HOŞGELDİNİZ

Uzun bir yolculuktur edebiyat... Başladığı ve bittiği yer arasında bir ömürdür kat edilen. Soluklanırsınız satır aralarında, bazen başlarsınız yeniden, bazen bitirirsiniz. Benim bu yolculukta ki düşüm yürekler biriktirmekti. Hoşgeldiniz!.

Talân Ayşe Kanca

28 Temmuz 2010 Çarşamba

Dallarından Düşerken Hüzün


 

 

Öyle böyle güzel birşey değildir yaşamak. Vazgeçmek için çok erken... Daha bitirilmemiş düşler var, yontulmamış yürekler, ayrımına varılmamış umutlar. Daha çok ızdırap var çekilecek, sonra dallarından düşecek olgunlaşıp hüzün. Avuçlarını kanatana dek çalacaksın ellerini birbirine, bitkin düşecek usun sevinçten. Keder uğrayıp hatırını soracak ve sen ona da gülümsemeyi başaracaksın, yaşamak ölmekten daha anlamlı olduğundan. Sırası gelince öleceksin, ama ölmeden daha çok şey yapacaksın, daha çok seveceksin beni, daha çok unutacaksın doğum günümü, daha çok kıcazaksın geçiktiğime... Bir fincan kahve içip telvesiyle dalga geçeceksin , bozuk paran olmadığında benden isteyeceksin, ben inadına yok deyip delirteceğim seni, sen sevilmenin hazzıyla koyverip gideceksin kahkahalarını.. Aç kaldığımız günler gelecek aklına, ağlayacaksın, "o günler geçti "diyeceğim kulağına, bak şimdi tokuz... Daha çok ağlayacaksın o zaman, bir ömrü sığdırdığımız şu küçüçük evde bir evlat sesi duyamadığımıza yanacaksın.
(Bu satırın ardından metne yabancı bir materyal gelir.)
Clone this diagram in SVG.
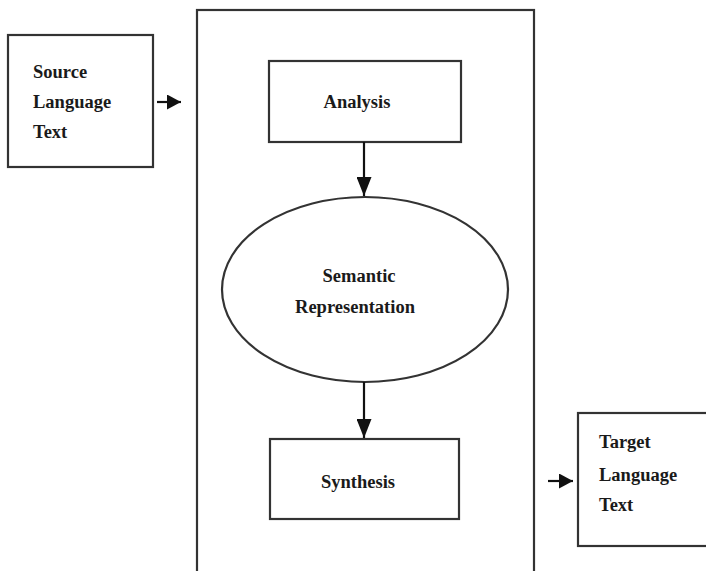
<svg xmlns="http://www.w3.org/2000/svg" width="706" height="571" viewBox="0 0 706 571">
<style>
.box{fill:#fff;stroke:#333;stroke-width:2.2}
.t{font-family:"Liberation Serif","Times New Roman",serif;font-weight:bold;font-size:18.5px;fill:#1a1a1a}
.c{text-anchor:middle}
.conn{stroke:#111;stroke-width:2.2;fill:none}
</style>
<defs>
<marker id="ah" markerWidth="14" markerHeight="15" refX="14" refY="7.5" orient="auto" markerUnits="userSpaceOnUse" viewBox="0 0 14 15">
<path d="M0,0 L14,7.5 L0,15 Z" fill="#111"/>
</marker>
<marker id="av" markerWidth="19" markerHeight="15" refX="19" refY="7.5" orient="auto" markerUnits="userSpaceOnUse" viewBox="0 0 19 15">
<path d="M0,0 L19,7.5 L0,15 Z" fill="#111"/>
</marker>
</defs>
<rect width="706" height="571" fill="#fff"/>
<g id="system">
<rect class="box" x="197" y="10" width="337" height="600"/>
</g>
<g id="source">
<rect class="box" x="8" y="35" width="145" height="132"/>
<text class="t" x="33" y="78">Source</text>
<text class="t" x="33" y="108">Language</text>
<text class="t" x="33" y="138">Text</text>
</g>
<g id="analysis">
<rect class="box" x="269" y="61" width="192" height="81"/>
<text class="t c" x="357" y="108">Analysis</text>
</g>
<g id="semantic">
<ellipse class="box" cx="365" cy="289.5" rx="143" ry="92.5"/>
<text class="t c" x="359" y="282">Semantic</text>
<text class="t c" x="355" y="313">Representation</text>
</g>
<g id="synthesis">
<rect class="box" x="270" y="439" width="189" height="80"/>
<text class="t c" x="358" y="488">Synthesis</text>
</g>
<g id="target">
<rect class="box" x="578" y="413" width="140" height="133"/>
<text class="t" x="599" y="448">Target</text>
<text class="t" x="599" y="481">Language</text>
<text class="t" x="599" y="511">Text</text>
</g>
<g id="connectors">
<line class="conn" x1="157" y1="102" x2="181" y2="102" marker-end="url(#ah)"/>
<line class="conn" x1="364" y1="142" x2="364" y2="196" marker-end="url(#av)"/>
<line class="conn" x1="364" y1="382" x2="364" y2="438" marker-end="url(#av)"/>
<line class="conn" x1="548" y1="481" x2="573" y2="481" marker-end="url(#ah)"/>
</g>
</svg>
Ben sana daha çok sarılıp "beni niye bırakmadın ?"diyeceğim, başını kaldırıp gülümseyeceksin, "ağaç olsan toprağından vazgeçer miydin ?" diyeceksin!.


Beni hep melankolup bulduğunu bileceğim, ama sevmek işte bu dediğimde sana, seni nasıl kazandığımı hatırlayacaksın, ellerimi tutarken üzerindeki kahverengi benekler takılacak gözüne, yine bir tahlil yaptıralım Neşe diyeceksin, ben hiç istifimi bozmadan daha bir ay önce yaptırdık zaten ne o ölmemden mi korkuyorsun? diyeceğim. Ellirini dudaklarıma götürüp kapatacaksın, sanki boğmak isteyeceksin karanlığı, sanki yarınlarına söz geçirebilsen durdurmak isteyeceksin zamanı...
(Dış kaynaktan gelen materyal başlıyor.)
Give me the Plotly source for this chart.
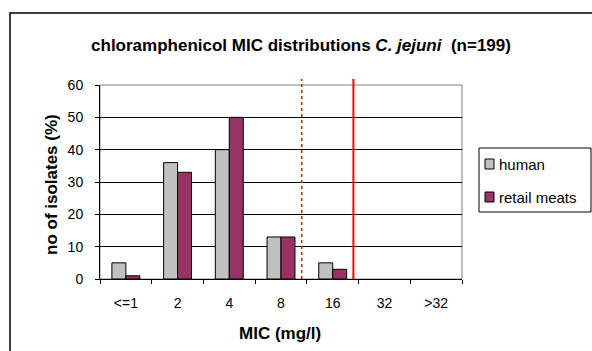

Sen bileceksin ki; öteki dünyada da seni bulacağım ama sen öteki dünyaya hiç inanmadığından hep yanında kalmamı dileyeceksin imkansızlığını bile bile... Bir günümüz diğerine benzemediğinden hiç yakınmadık diyeceksin yaşamaktan, öykünmedin bir ayağımın diğerdinden kısa oluşundan, hiç belli etmedin eksikliğini, iki santim ne demekmiş ben bu hayatta çok iyi anladım, sen hiç anlatmadım o iki santimin eksikliğini... Hiç gocunmadın, öfke duymadın hayata, hesap kitap içinde olmadın, olanlarla da işin olmadı... Bana hep eş oldun, eşit oldun benimle, ne ardımdan ne önümden yürümedin beni yanında, kolumda, kalbinde buldun...
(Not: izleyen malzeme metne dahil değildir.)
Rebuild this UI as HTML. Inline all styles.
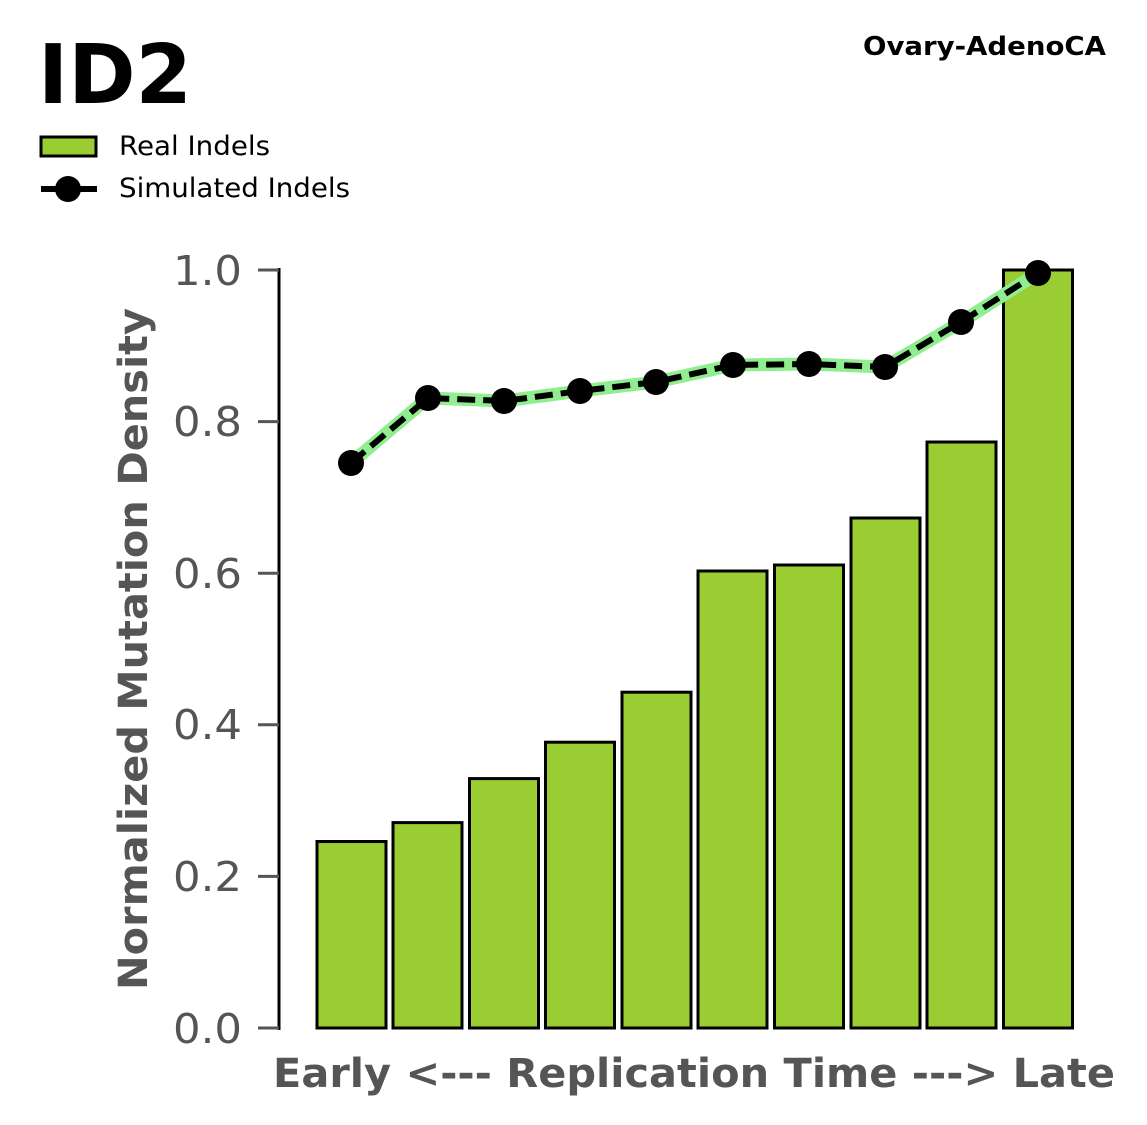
<!DOCTYPE html>
<html><head><style>body{margin:0;background:#fff}svg{display:block}</style></head><body>
<svg width="1147" height="1125" xmlns="http://www.w3.org/2000/svg" font-family="DejaVu Sans, Liberation Sans, sans-serif">
<rect width="1147" height="1125" fill="#fff"/>
<text x="38" y="103" font-size="82" font-weight="bold" fill="#000" textLength="154" lengthAdjust="spacingAndGlyphs">ID2</text>
<text x="863" y="55" font-size="26" font-weight="bold" fill="#000" textLength="243" lengthAdjust="spacingAndGlyphs">Ovary-AdenoCA</text>
<rect x="41" y="137" width="55" height="19" fill="#9acd32" stroke="#000" stroke-width="3"/>
<text x="119" y="155" font-size="27" fill="#000" textLength="151" lengthAdjust="spacingAndGlyphs">Real Indels</text>
<line x1="41" y1="189" x2="97" y2="189" stroke="#000" stroke-width="6"/>
<circle cx="68" cy="189" r="13" fill="#000"/>
<text x="119" y="197" font-size="27" fill="#000" textLength="231" lengthAdjust="spacingAndGlyphs">Simulated Indels</text>
<g stroke="#000" stroke-width="3" fill="#9acd32">
<rect x="317" y="841.5" width="69" height="186.5"/>
<rect x="393" y="822.6" width="69" height="205.4"/>
<rect x="469.5" y="778.6" width="69" height="249.4"/>
<rect x="545.5" y="742.2" width="69" height="285.8"/>
<rect x="622" y="692.2" width="69" height="335.8"/>
<rect x="698" y="571" width="69" height="457"/>
<rect x="774.5" y="565" width="69" height="463"/>
<rect x="851" y="518" width="69" height="510"/>
<rect x="927" y="442" width="69" height="586"/>
<rect x="1003.5" y="270" width="69" height="758"/>
</g>
<line x1="279" y1="268" x2="279" y2="1030" stroke="#000" stroke-width="3"/>
<g stroke="#555" stroke-width="3">
<line x1="258" y1="270" x2="279" y2="270"/><line x1="258" y1="421.6" x2="279" y2="421.6"/>
<line x1="258" y1="573.2" x2="279" y2="573.2"/><line x1="258" y1="724.8" x2="279" y2="724.8"/>
<line x1="258" y1="876.4" x2="279" y2="876.4"/><line x1="258" y1="1028" x2="279" y2="1028"/>
</g>
<g font-size="41" fill="#555">
<text x="173" y="285" textLength="69" lengthAdjust="spacingAndGlyphs">1.0</text>
<text x="173" y="436" textLength="69" lengthAdjust="spacingAndGlyphs">0.8</text>
<text x="173" y="588" textLength="69" lengthAdjust="spacingAndGlyphs">0.6</text>
<text x="173" y="739" textLength="69" lengthAdjust="spacingAndGlyphs">0.4</text>
<text x="173" y="891" textLength="69" lengthAdjust="spacingAndGlyphs">0.2</text>
<text x="173" y="1043" textLength="69" lengthAdjust="spacingAndGlyphs">0.0</text>
</g>
<text transform="translate(147,990) rotate(-90)" font-size="40" font-weight="bold" fill="#555" textLength="682" lengthAdjust="spacingAndGlyphs">Normalized Mutation Density</text>
<text x="273" y="1087" font-size="40" font-weight="bold" fill="#555" textLength="842" lengthAdjust="spacingAndGlyphs">Early &lt;--- Replication Time ---&gt; Late</text>
<polyline points="351,463 428,398 504,401 580,391 656,382 733,365 809,364 885,367 961,322 1038,273" fill="none" stroke="#90ee90" stroke-width="13" stroke-linejoin="round"/>
<polyline points="351,463 428,398 504,401 580,391 656,382 733,365 809,364 885,367 961,322 1038,273" fill="none" stroke="#000" stroke-width="6" stroke-dasharray="18 8"/>
<g fill="#000">
<circle cx="351" cy="463" r="13"/><circle cx="428" cy="398" r="13"/><circle cx="504" cy="401" r="13"/>
<circle cx="580" cy="391" r="13"/><circle cx="656" cy="382" r="13"/><circle cx="733" cy="365" r="13"/>
<circle cx="809" cy="364" r="13"/><circle cx="885" cy="367" r="13"/><circle cx="961" cy="322" r="13"/>
<circle cx="1038" cy="273" r="13"/>
</g>
</svg>
</body></html>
Artık vakit azaldı, senin bilmediklerini biliyorum, yine de bilmemen için çok mücadele veriyorum, artık öksürüklerim sıklaştı, senin olmadığın zamanlarda ölümü düşünüyorum, ölümden korkmuyorum, hayıflanıyorum sadece... Terasımızda son bir çay içmeden, sana son kez sarılmadan, birlikte o çok sevdiğin çörekleri yapmadan gitmek istemiyorum. Alışveriş torbalarını sana taşıtmak istiyorum ve hep unutulacak bir şey bulmak... Sıkıyorum dişimi; çuval dolusu anıyla, kokunu duya duya, ciğerlerim bayram ede ede gitmek için.